CASE TOKYO will hold a memorial exhibition of the works of late Japanese photographer Takashi Hamaguchi, who passed away on August 11 at the age of 86. Takashi Hamaguchi, who as a photojournalist had many stories to share about Japan’s recent history, was also active in fine-art photography, holding exhibitions at Taka Ishii Gallery Photography Paris (2014) and Taka Ishii Gallery Photography / Film (2015) in the years before his death. The exhibition at CASE TOKYO will feature 25 photographs which have entered the Tokyo Photographic Art Museum’s collection in 2017. The photographs are part of two series Hamaguchi created during the Japanese student protest movement and the protests against the construction of Narita Airport in the late 1960s and late 1970s.

It was his keen understanding of the intricate movements and conditions within Japan’s society and his exceptional photographic abilities which allowed Takashi Hamaguchi to capture historical moments inside his camera. Hamaguchi’s photographs, shot from countless positions and diverse points of view, not only documented the state of Japan’s postwar history; they also speak of his passion and sense as a photojournalist to find the true core of whatever his camera was pointed at as well as his decisive humanism which saw him relentlessly reassess the question of how humans ought to live and behave.


Takashi HAMAGUCHI 浜口タカシ

Takashi Hamaguchi (1931-2018) was born in Shizuoka prefecture, Japan. Having dreamed about becoming a painter, he took up an interest in photography through his first job at a photographic supply store in the Kansai region, after graduating from middle school under the old educational system. In 1955 he moved to Yokohama and opened an independent camera store. In 1956 he registered with the Nihon Hodo-Shashin Renmei photojournalist association that was established by the Mainichi Newspaper with the aim of enhancing culture by supporting the wide-ranging work of amateur photographers. Its board members included Ken Domon and Ihei Kimura. He was then able to further pursue photography and develop his own photographic techniques. His image of a student throwing a rock at Crown Prince Akihito’s wedding carriage was published in magazines and attracted wide attention. Following this debut publication he then recorded, over 9 years, socio-political issues and events regarding American military bases, the Niigata earthquake, student struggles, and Sanrizuka struggles.

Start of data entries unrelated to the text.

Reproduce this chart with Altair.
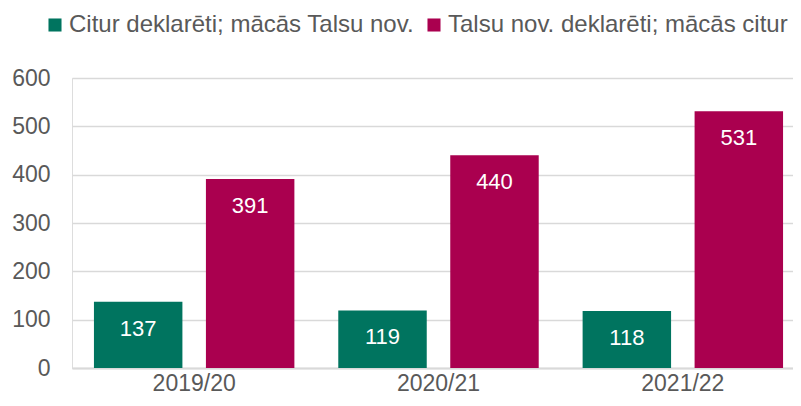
import altair as alt
import pandas as pd

years = ["2019/20", "2020/21", "2021/22"]
series_names = ["Citur deklarēti; mācās Talsu nov.", "Talsu nov. deklarēti; mācās citur"]
values_a = [137, 119, 118]
values_b = [391, 440, 531]
colors = ["#00745F", "#AA004F"]
y_ticks = [0, 100, 200, 300, 400, 500, 600]

rows = []
for i, yr in enumerate(years):
    rows.append({"year": yr, "series": series_names[0], "value": values_a[i]})
    rows.append({"year": yr, "series": series_names[1], "value": values_b[i]})
df = pd.DataFrame(rows)

FONT = "Liberation Sans"
TXT = "#595959"

base = alt.Chart(df).encode(
    x=alt.X("year:N", sort=years, title=None,
            scale=alt.Scale(paddingInner=0, paddingOuter=0, range=[0, 733]),
            axis=alt.Axis(labelAngle=0, labelFont=FONT, labelFontSize=23, labelColor=TXT,
                          ticks=False, labelPadding=22, labelBaseline="alphabetic",
                          domainColor="#D9D9D9", domainWidth=2, grid=False)),
    xOffset=alt.XOffset("series:N", sort=series_names,
                        scale=alt.Scale(paddingInner=0.21, paddingOuter=0.196)),
    y=alt.Y("value:Q", title=None,
            scale=alt.Scale(domain=[0, 600], nice=False),
            axis=alt.Axis(values=y_ticks, labelFont=FONT, labelFontSize=23, labelColor=TXT,
                          ticks=False, domain=False, labelPadding=22,
                          gridColor="#D9D9D9", gridWidth=1.5)),
)

bars = base.mark_bar().encode(
    color=alt.Color("series:N", sort=series_names,
                    scale=alt.Scale(domain=series_names, range=colors),
                    legend=alt.Legend(title=None, orient="none", legendX=-29, legendY=-65,
                                      direction="horizontal", symbolType="square",
                                      symbolSize=170, symbolStrokeWidth=0, padding=0,
                                      labelFont=FONT, labelFontSize=24, labelColor=TXT,
                                      labelOffset=2, columnPadding=7, labelLimit=500)),
)

labels = base.mark_text(baseline="middle", align="center", dy=27, color="white",
                        font=FONT, fontSize=22).encode(
    text=alt.Text("value:Q"),
)

chart = (bars + labels).properties(
    width=721, height=290,
    autosize=alt.AutoSizeParams(type="none"),
    padding={"left": 64, "top": 70, "right": 0, "bottom": 26},
).configure_view(fill="#F0EEEF", stroke=None).configure(background="white")

chart.save("out.html", embed_options={"renderer": "svg", "actions": False})
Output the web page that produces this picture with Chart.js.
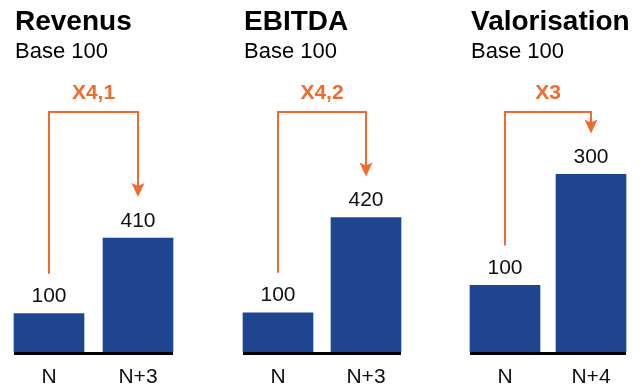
<!DOCTYPE html>
<html><head><meta charset="utf-8">
<script src="https://cdn.jsdelivr.net/npm/chart.js@4.4.0/dist/chart.umd.min.js"></script>
<style>
html,body{margin:0;padding:0;background:#fff;overflow:hidden;}
#wrap{position:relative;width:642px;height:385px;}
canvas{position:absolute;left:0;top:0;}
</style></head><body>
<div id="wrap">
<canvas id="c0" width="642" height="385"></canvas>
<canvas id="c1" width="642" height="385"></canvas>
<canvas id="c2" width="642" height="385"></canvas>
</div>
<script>
const titles = ['Revenus', 'EBITDA', 'Valorisation'];
const subtitles = ['Base 100', 'Base 100', 'Base 100'];
const revenusCategories = ['N', 'N+3'];
const revenusValues = [100, 410];
const ebitdaCategories = ['N', 'N+3'];
const ebitdaValues = [100, 420];
const valorisationCategories = ['N', 'N+4'];
const valorisationValues = [100, 300];
const multipliers = ['X4,1', 'X4,2', 'X3'];
const scaleMin = [-57, -32, -20];
const scaleMax = [894, 748, 398];

const panels = [
  { cats: revenusCategories, vals: revenusValues },
  { cats: ebitdaCategories, vals: ebitdaValues },
  { cats: valorisationCategories, vals: valorisationValues }
];
const plotLeft = [4.5, 234, 462];
const plotRight = [182.5, 410, 634];

const FONT = '"Liberation Sans", Arial, Helvetica, sans-serif';
const ORANGE = '#EF6C2E';
const BLUE = '#1F4590';

const annot = {
  id: 'annot',
  afterDatasetsDraw(chart, args, opts) {
    const i = opts.index;
    const ctx = chart.ctx;
    const meta = chart.getDatasetMeta(0);
    const b0 = meta.data[0], b1 = meta.data[1];
    const bottom = chart.chartArea.bottom;
    const left = b0.x - b0.width / 2;
    const right = b1.x + b1.width / 2;
    ctx.save();
    // baseline
    ctx.fillStyle = '#000';
    ctx.fillRect(left, bottom, right - left, 3);
    // value labels
    ctx.font = '21px ' + FONT;
    ctx.fillStyle = '#111';
    ctx.textAlign = 'center';
    ctx.textBaseline = 'alphabetic';
    meta.data.forEach((bar, k) => {
      ctx.fillText(String(panels[i].vals[k]), bar.x, bar.y - 11.5);
    });
    // connector
    const topY = 112;
    const tip = b1.y - 41;
    ctx.strokeStyle = ORANGE;
    ctx.lineWidth = 2;
    ctx.beginPath();
    ctx.moveTo(b0.x, b0.y - 40);
    ctx.lineTo(b0.x, topY);
    ctx.lineTo(b1.x, topY);
    ctx.lineTo(b1.x, tip - 10);
    ctx.stroke();
    ctx.fillStyle = ORANGE;
    ctx.beginPath();
    ctx.moveTo(b1.x, tip);
    ctx.lineTo(b1.x - 6.5, tip - 14);
    ctx.lineTo(b1.x, tip - 11);
    ctx.lineTo(b1.x + 6.5, tip - 14);
    ctx.closePath();
    ctx.fill();
    // multiplier
    ctx.font = 'bold 21px ' + FONT;
    ctx.fillText(multipliers[i], (b0.x + b1.x) / 2, 98.5);
    // titles
    ctx.textAlign = 'left';
    ctx.fillStyle = '#000';
    ctx.font = 'bold 28px ' + FONT;
    ctx.fillText(titles[i], left + 1, 30);
    ctx.font = '22px ' + FONT;
    ctx.fillText(subtitles[i], left + 1, 57.5);
    ctx.restore();
  }
};

panels.forEach((p, i) => {
  new Chart(document.getElementById('c' + i), {
    type: 'bar',
    data: {
      labels: p.cats,
      datasets: [{
        data: p.vals,
        base: scaleMin[i],
        backgroundColor: BLUE,
        borderWidth: 0,
        barThickness: 70
      }]
    },
    options: {
      responsive: false,
      devicePixelRatio: 1,
      animation: false,
      layout: { padding: { left: plotLeft[i], right: 642 - plotRight[i], top: 120, bottom: -18 } },
      plugins: { legend: { display: false }, tooltip: { enabled: false }, annot: { index: i } },
      scales: {
        x: {
          grid: { display: false, drawTicks: false },
          border: { display: false },
          ticks: { color: '#111', padding: 15, font: { family: FONT, size: 21, lineHeight: 1 } }
        },
        y: { display: false, min: scaleMin[i], max: scaleMax[i] }
      }
    },
    plugins: [annot]
  });
});
</script>
</body></html>
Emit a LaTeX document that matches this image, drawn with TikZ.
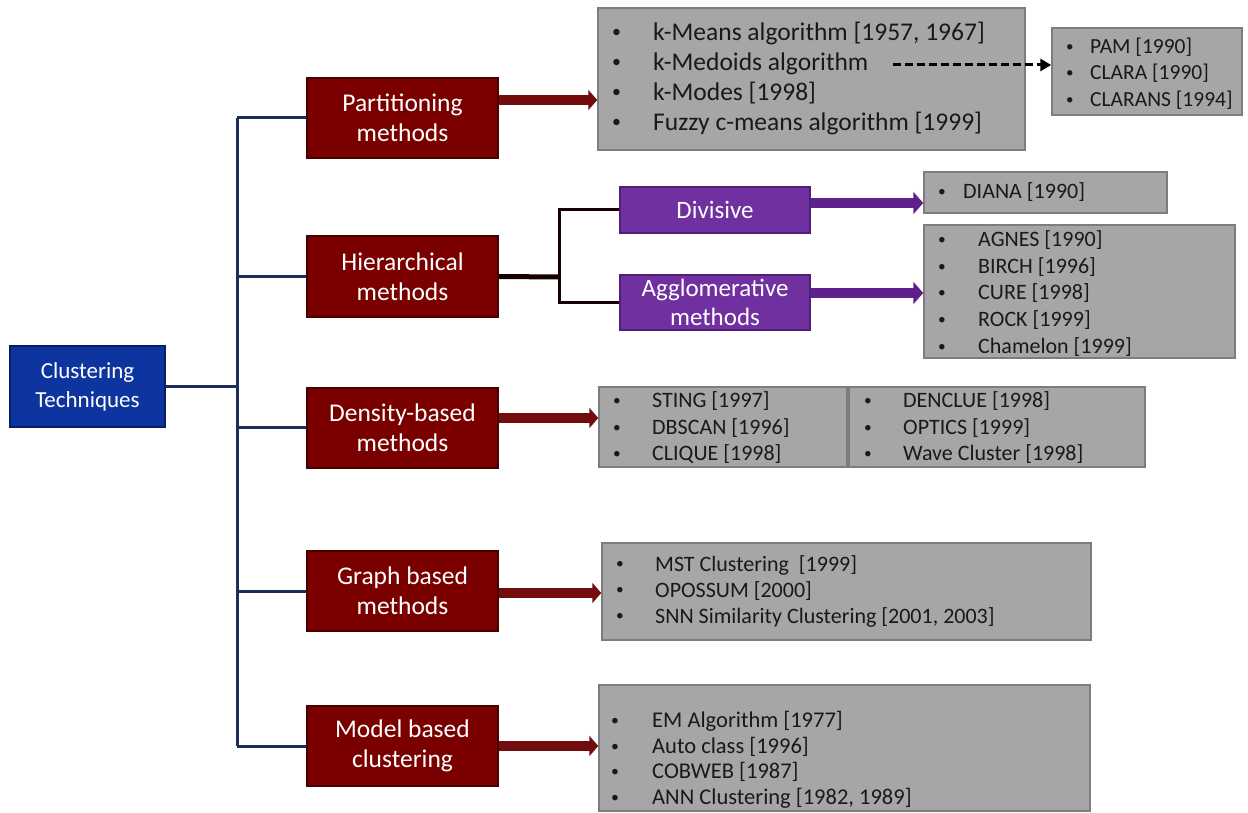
\documentclass[tikz,border=0pt]{standalone}
\usepackage{fontspec}
\setmainfont{Carlito}
\usepackage{tikz}
\usepackage{xcolor}
\usetikzlibrary{arrows.meta}

\definecolor{techblue}{RGB}{14,52,160}
\definecolor{techedge}{RGB}{10,30,100}
\definecolor{methodred}{RGB}{122,0,0}
\definecolor{methodedge}{RGB}{70,0,0}
\definecolor{subpurple}{RGB}{112,48,160}
\definecolor{subedge}{RGB}{80,30,120}
\definecolor{listgray}{RGB}{166,166,166}
\definecolor{listedge}{RGB}{125,125,125}
\definecolor{trunknavy}{RGB}{30,45,90}
\definecolor{arrowred}{RGB}{115,12,12}
\definecolor{arrowpurple}{RGB}{96,32,140}

\newcommand{\itm}[2]{\makebox[#1pt][l]{\raisebox{0.1em}{\scalebox{0.7}{\textbullet}}}#2}

\tikzset{
  techbox/.style={draw=techedge, fill=techblue, text=white, line width=2,
    minimum width=155, minimum height=81, align=center, inner sep=0,
    font=\fontsize{23}{29}\selectfont},
  methodbox/.style={draw=methodedge, fill=methodred, text=white, line width=2,
    minimum width=191, minimum height=80, align=center, inner sep=0,
    font=\fontsize{25.5}{30}\selectfont},
  subbox/.style={draw=subedge, fill=subpurple, text=white, line width=1.5,
    minimum width=190, align=center, inner sep=0,
    font=\fontsize{25}{29}\selectfont},
  graybox/.style={draw=listedge, fill=listgray, line width=1.5, inner sep=0},
  listtext/.style={anchor=west, align=left, inner sep=0, text=black!90},
  trunkline/.style={draw=trunknavy, line width=3},
  splitline/.style={draw=black!80!methodred, line width=3},
  redarrow/.style={draw=arrowred, line width=10, -{Triangle[length=9pt,width=20pt]}},
  purplearrow/.style={draw=arrowpurple, line width=10, -{Triangle[length=10pt,width=22pt]}},
  dasharrow/.style={draw=black, line width=3, dash pattern=on 8pt off 4pt,
    -{Triangle[length=11pt,width=12pt]}}
}

\begin{document}
\begin{tikzpicture}[x=1pt,y=-1pt]
  \useasboundingbox (0,0) rectangle (1248,813);

  % root and method boxes
  \node[techbox] (tech) at (87.5,386.5) {Clustering\\Techniques};
  \node[methodbox] (part) at (402.5,118) {Partitioning\\methods};
  \node[methodbox] (hier) at (402.5,276.5) {Hierarchical\\methods};
  \node[methodbox] (dens) at (402.5,427.5) {Density-based\\methods};
  \node[methodbox] (graph) at (402.5,591) {Graph based\\methods};
  \node[methodbox] (model) at (402.5,746) {Model based\\clustering};

  % trunk
  \coordinate (trunktop) at (237,118);
  \coordinate (trunkbot) at (237,746);
  \draw[trunkline] (trunktop) -- (trunkbot);
  \draw[trunkline] (tech.east) -- (tech.east -| trunktop);
  \foreach \m in {part,hier,dens,graph,model}
    \draw[trunkline] (\m.west) -- (\m.west -| trunktop);

  % partitioning
  \node[graybox, minimum width=427, minimum height=142] (partbox) at (811.5,79) {};
  \node[listtext, font=\fontsize{25.5}{30}\selectfont] (partlist) at (612,78)
    {\itm{41}{k-Means algorithm [1957, 1967]}\\
     \itm{41}{k-Medoids algorithm}\\
     \itm{41}{k-Modes [1998]}\\
     \itm{41}{Fuzzy c-means algorithm [1999]}};
  \node[graybox, minimum width=190, minimum height=87] (pambox) at (1147,71.5) {};
  \node[listtext, font=\fontsize{21.5}{26.5}\selectfont] (pamlist) at (1066,73.5)
    {\itm{24}{PAM [1990]}\\
     \itm{24}{CLARA [1990]}\\
     \itm{24}{CLARANS [1994]}};
  \draw[redarrow] ([yshift=18pt]part.east) -- ([yshift=18pt]part.east -| partbox.west);
  \coordinate (medoidsend) at (893,65);
  \draw[dasharrow] (medoidsend) -- (medoidsend -| pambox.west);

  % hierarchical
  \node[subbox, minimum height=46] (divisive) at (715,210) {Divisive};
  \node[subbox, minimum height=55] (agglo) at (715,302.5) {Agglomerative\\methods};
  \coordinate (split) at (559,277);
  \draw[splitline, line width=5] (hier.east) -- (split);
  \draw[splitline] (divisive.west) -| (split) |- (agglo.west);
  \node[graybox, minimum width=243, minimum height=41] (dianabox) at (1045.5,192.5) {};
  \node[listtext, font=\fontsize{22}{26.7}\selectfont] (dianalist) at (938,192)
    {\itm{25}{DIANA [1990]}};
  \node[graybox, minimum width=311, minimum height=133] (agnesbox) at (1079.5,291.5) {};
  \node[listtext, font=\fontsize{22}{26.7}\selectfont] (agneslist) at (938,293.5)
    {\itm{40}{AGNES [1990]}\\
     \itm{40}{BIRCH [1996]}\\
     \itm{40}{CURE [1998]}\\
     \itm{40}{ROCK [1999]}\\
     \itm{40}{Chamelon [1999]}};
  \draw[purplearrow] ([yshift=7pt]divisive.east) -- ([yshift=7pt]divisive.east -| dianabox.west);
  \draw[purplearrow] ([yshift=9.5pt]agglo.east) -- ([yshift=9.5pt]agglo.east -| agnesbox.west);

  % density based
  \node[graybox, minimum width=248, minimum height=80] (densleft) at (723,427) {};
  \node[graybox, minimum width=296, minimum height=80] (densright) at (997,427) {};
  \node[listtext, font=\fontsize{22}{26.5}\selectfont] (denslist) at (613,428)
    {\itm{39}{STING [1997]}\\
     \itm{39}{DBSCAN [1996]}\\
     \itm{39}{CLIQUE [1998]}};
  \node[listtext, font=\fontsize{22}{26.5}\selectfont] (denslist2) at (864,428)
    {\itm{39}{DENCLUE [1998]}\\
     \itm{39}{OPTICS [1999]}\\
     \itm{39}{Wave Cluster [1998]}};
  \draw[redarrow] ([yshift=9.5pt]dens.east) -- ([yshift=9.5pt]dens.east -| densleft.west);

  % graph based
  \node[graybox, minimum width=489, minimum height=97] (graphbox) at (846.5,591.5) {};
  \node[listtext, font=\fontsize{22}{26}\selectfont] (graphlist) at (616,591)
    {\itm{39}{MST Clustering\ \ [1999]}\\
     \itm{39}{OPOSSUM [2000]}\\
     \itm{39}{SNN Similarity Clustering [2001, 2003]}};
  \draw[redarrow] ([yshift=-2pt]graph.east) -- ([yshift=-2pt]graph.east -| graphbox.west);

  % model based
  \node[graybox, minimum width=491, minimum height=126] (modelbox) at (844.5,748) {};
  \node[listtext, font=\fontsize{22.5}{25.5}\selectfont] (modellist) at (611,760)
    {\itm{41}{EM Algorithm [1977]}\\
     \itm{41}{Auto class [1996]}\\
     \itm{41}{COBWEB [1987]}\\
     \itm{41}{ANN Clustering [1982, 1989]}};
  \draw[redarrow] (model.east) -- (model.east -| modelbox.west);
\end{tikzpicture}
\end{document}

In 1968, his solo-exhibition Record and Instant was held at the Nikon Salon photography gallery, and a year later his first photobook was published under the same title. The ‘Niigata Earthquake’ and ‘American Military Base’ photographs featured in Record and Instant received the Prime Minister’s Prize in the All-Japan Mainichi Photography Competition and first prize in the ‘Images of Japan’ award from the Asahi Camera journal respectively. This led him to join the Japan Professional Photographers Society and to establish himself as a photographer. His works published in Record and Instant capturing the student struggles drew public attention and in 1969 the photobook University Struggle Towards ANPO 70 was published. His serial ‘Angle’ was included in 23 issues of the Nihon Camera journal between 1971 and 1972. The series was acclaimed for its stance based on the idea of grasping society and humanity through political events and social issues as well as humour and caricature. The series was published as Document Angle by the same publisher. In 1978 the Sanrizuka Struggle series, which included over 12 years of work, was published as The Shudders of Narita Airport.

His enthusiasm did not fade away and he produced another body of work that documented war orphans residing in China during their visit to Japan. These images were compiled in the 1982 photobook Record of the Reunion of Japanese War Orphans Left in China. In 1985 he published Hymn to the North Sea which was a collection of images of Hokkaido taken over 10 years. Along with these various themes, he has continuously visited and photographed Mount Fuji over 30 years, and his most recent photographic subjects include the Great Hanshin earthquake, volcanic eruptions and the Tohoku earthquake. In 1997 he received Yokohama Culture Award, for his tireless commitment to the development of art photography through his works of documentary photography.